For Israel, the question of a Palestinian state is not a matter of diplomatic preference, but of existential survival. To permit the creation of such a state would be to invite Hamas and its allies into the very heart of the country, where they could strike at Israel’s population centers with ease. It would mean placing jihadist infrastructure within walking distance of Ben-Gurion Airport, Tel Aviv, and Jerusalem.
The danger is not theoretical. The Gaza experience demonstrates vividly what happens when territory is ceded. Instead of peace, Israel received rocket barrages, terror tunnels, and — ultimately — the atrocities of October 7th. To replicate this experiment on a far larger scale in Judea and Samaria would be nothing less than suicidal.

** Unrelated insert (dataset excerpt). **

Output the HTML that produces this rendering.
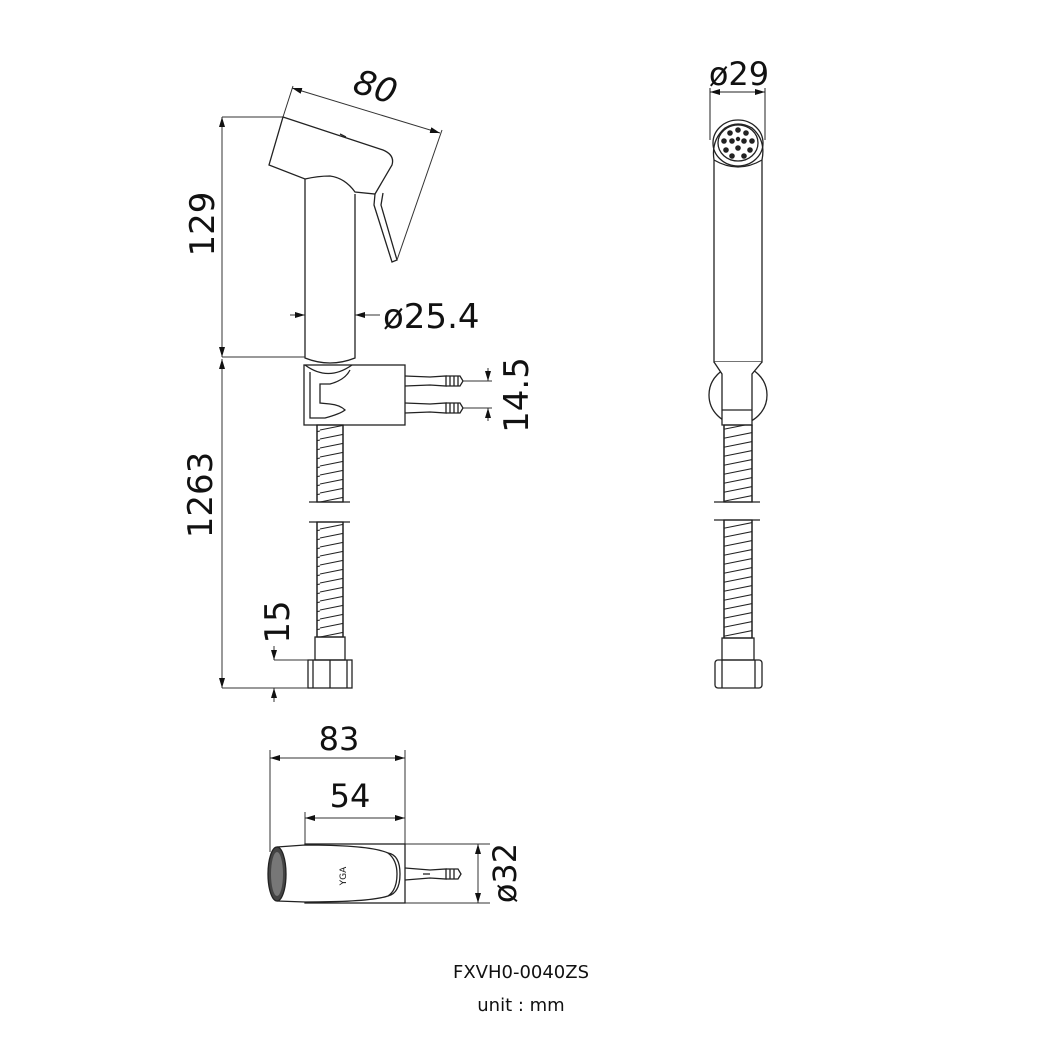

The most formidable obstacle to the establishment of a Palestinian state, however, is not the duplicity of foreign powers nor the inertia of international institutions. It is the will of the Israeli people. Across the political spectrum, Israelis understand the stakes. They have lived the consequences of territorial concessions. They know that their security — and that of their children — depends on maintaining exclusive control west of the Jordan.
It is this broad public opposition that serves as the true dam against the flood of external pressure. Strengthening that national spirit is essential. As long as Israelis remain resolute, the dream of a Palestinian terror state in the heart of the country will remain just that — a dream, never a reality.
The campaign to create a Palestinian state has spanned decades, filled countless pages of UN resolutions, and commanded the rhetoric of world leaders. Yet it has failed, and it must continue to fail. October 7th was the most brutal reminder that the dangers long articulated by the late, great Menachem Begin and others are real, present, and intolerable.
Israel cannot — and will not — permit foreign sovereignty or a foreign army west of the Jordan. The international community may persist in its illusions, but for Israel, this is not a matter of diplomatic bargaining. It is a matter of survival.
In the end, the fate of the land will not be determined in Paris, Riyadh, or New York, but in Jerusalem and Tel Aviv, by a people who understand the price of their security. And on this issue, Israelis remain united: a Palestinian state must never rise in the heart of their land.